Many of those saves came at the expense of Tampa Bay's top line of Vincent Lecavalier, Martin St. Louis and Teddy Purcell, who combined for 13 of the Lightning's 31 shots, and at the expense of the Lightning's power play, which went 0-for-3 on the night. With the Lightning on the power play late in the third period, Thomas made a couple spectacular saves, including one right off the faceoff on St. Louis and another on Lecavalier, who looked to have a golden opportunity.

"[Thomas] played really well," Lecavalier said. "[But] I don't think we attacked him as much as we did in the first two games, but I've got to give him credit. They played a patient game, but we probably could've done more to take it to them."

But Tampa Bay found it difficult to get their transition game activated, as Boston stifled the attack by sticking with its game, displaying the kind of discipline that neither team really showed in Game 2. The Bruins were better in their own zone, better also in the offensive zone. They generated more chances, blocked more shots, were better at reading plays and dominated in the faceoff circles. At 8:12 in the third period, it was a strong cycle and good battles down low that paid off for the Bruins, when Michael Ryder fed Ference at the point. The defenseman one-timed the puck, which trickled through Roloson's legs and over the goal line, giving the Bruins the 2-0 lead and a little room to breathe.

Said Julien: "Tonight was one of those games where you want to spread the credit around."

Bruins forward Patrice Bergeron -- who returned after missing the last two games with a concussion -- is one place where plenty of credit is due.
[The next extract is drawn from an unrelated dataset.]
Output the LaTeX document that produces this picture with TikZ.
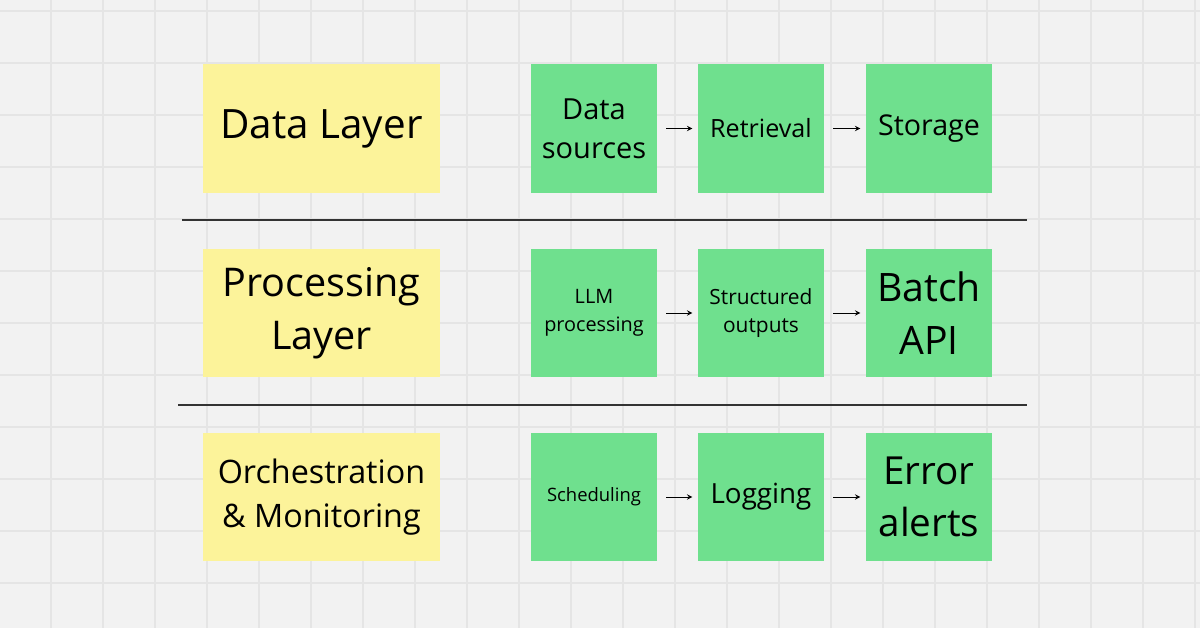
\documentclass[tikz,border=0pt]{standalone}
\usepackage{fontspec}
\setmainfont{Open Sans}
\usetikzlibrary{positioning}
\definecolor{bg}{HTML}{F2F2F2}
\definecolor{gridc}{HTML}{E5E5E5}
\definecolor{sticky}{HTML}{FCF39A}
\definecolor{leaf}{HTML}{6FE08E}
\begin{document}
\begin{tikzpicture}[x=0.02cm, y=-0.02cm, >=stealth,
    layer/.style={fill=sticky, minimum width=4.74cm, minimum height=2.58cm, align=center, inner sep=0pt},
    stage/.style={fill=leaf, minimum width=2.52cm, minimum height=2.58cm, align=center, inner sep=0pt},
    flow/.style={->, thin, shorten <=5pt, shorten >=3pt}]

    % Background and grid
    \fill[bg] (0,0) rectangle (1200,628);
    \useasboundingbox (0,0) rectangle (1200,628);
    \foreach \x in {51,103,...,1200} \draw[gridc, line width=0.6pt] (\x,0) -- (\x,628);
    \foreach \y in {11,63,...,628} \draw[gridc, line width=0.6pt] (0,\y) -- (1200,\y);

    % Layers
    \node[layer, font=\fontsize{23}{28}\selectfont] (data) at (321.5,128.5) {Data Layer};
    \node[layer, font=\fontsize{22.5}{30}\selectfont] (proc) at (321.5,313) {Processing\\Layer};
    \node[layer, font=\fontsize{18.4}{25}\selectfont] (orch) at (321.5,497) {Orchestration\\\& Monitoring};

    % Data row
    \node[stage, font=\fontsize{16.5}{22}\selectfont] (src) at (594,128.5) {Data\\sources};
    \node[stage, font=\fontsize{14.3}{17}\selectfont] (ret) at (761,128.5) {Retrieval};
    \node[stage, font=\fontsize{16.3}{19}\selectfont] (sto) at (929,128.5) {Storage};

    % Processing row
    \node[stage, font=\fontsize{11.3}{16}\selectfont] (llm) at (594,313) {LLM\\processing};
    \node[stage, font=\fontsize{11.9}{16}\selectfont] (str) at (761,313) {Structured\\outputs};
    \node[stage, font=\fontsize{22.3}{30}\selectfont] (bat) at (929,313) {Batch\\API};

    % Orchestration row
    \node[stage, font=\fontsize{10.5}{13}\selectfont] (sch) at (594,497) {Scheduling};
    \node[stage, font=\fontsize{15.8}{19}\selectfont] (log) at (761,497) {Logging};
    \node[stage, font=\fontsize{22}{30}\selectfont] (err) at (929,497) {Error\\alerts};

    % Flows
    \draw[flow] (src) -- (ret);
    \draw[flow] (ret) -- (sto);
    \draw[flow] (llm) -- (str);
    \draw[flow] (str) -- (bat);
    \draw[flow] (sch) -- (log);
    \draw[flow] (log) -- (err);

    % Separators
    \coordinate (s1a) at (182,220); \coordinate (s1b) at (1027,220);
    \coordinate (s2a) at (178,405); \coordinate (s2b) at (1027,405);
    \draw[line width=0.8pt, black!80] (s1a) -- (s1b);
    \draw[line width=0.8pt, black!80] (s2a) -- (s2b);
\end{tikzpicture}
\end{document}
Cleared to play Thursday afternoon, the skilled center showed how valuable he is to the Bruins' success -- and not only in the faceoff circles, where he won 18 of his 28 draws.

"His line was definitely better," Julien said. "His linemates obviously felt comfortable because they've been with him all year, so there was some chemistry there, and that certainly helped us tonight. I liked the fact that we had our four lines that were pretty stable and pretty good for us and reliable."

That might've been a departure from the other night -- reliability was in short supply in Boston -- but with the series going forward, it should be the norm.

"Today was more of a playoff game between two teams who pride themselves on doing well defensively and playing tight," Boucher said. "That's why we're here ... [Going forward] I don't expect anything else... it's going to come down to those little details that will make the difference. That's the way it should be at this time of the year."

1. Tim Thomas: With the 31-save shutout, the goalie protected a one-goal game with timely saves. Though he deflected much of the credit to his teammates, there were huge saves both early and late that could have altered the course of the game. They were momentum-saving stops that the Bruins needed, and Thomas delivered.

2. Patrice Bergeron: In his first game back from a concussion, the center looked like he didn't miss a step. A force in the faceoff circle, winning 64 percent of his draws, Bergeron gave his teammates more time with the puck and helped generate more chances for his linemates who had struggled a little in his absence. Simply put, he makes those around him better. 3. Milan Lucic: While drawing attention away from the slot, he set up David Krejci with a great pass in front of the net, making it all but impossible for the center not to finish for the Bruins' first goal. Getting the early goal turned out to be imperative since both teams looked to tighten things up. And Lucic's physicality is always a factor.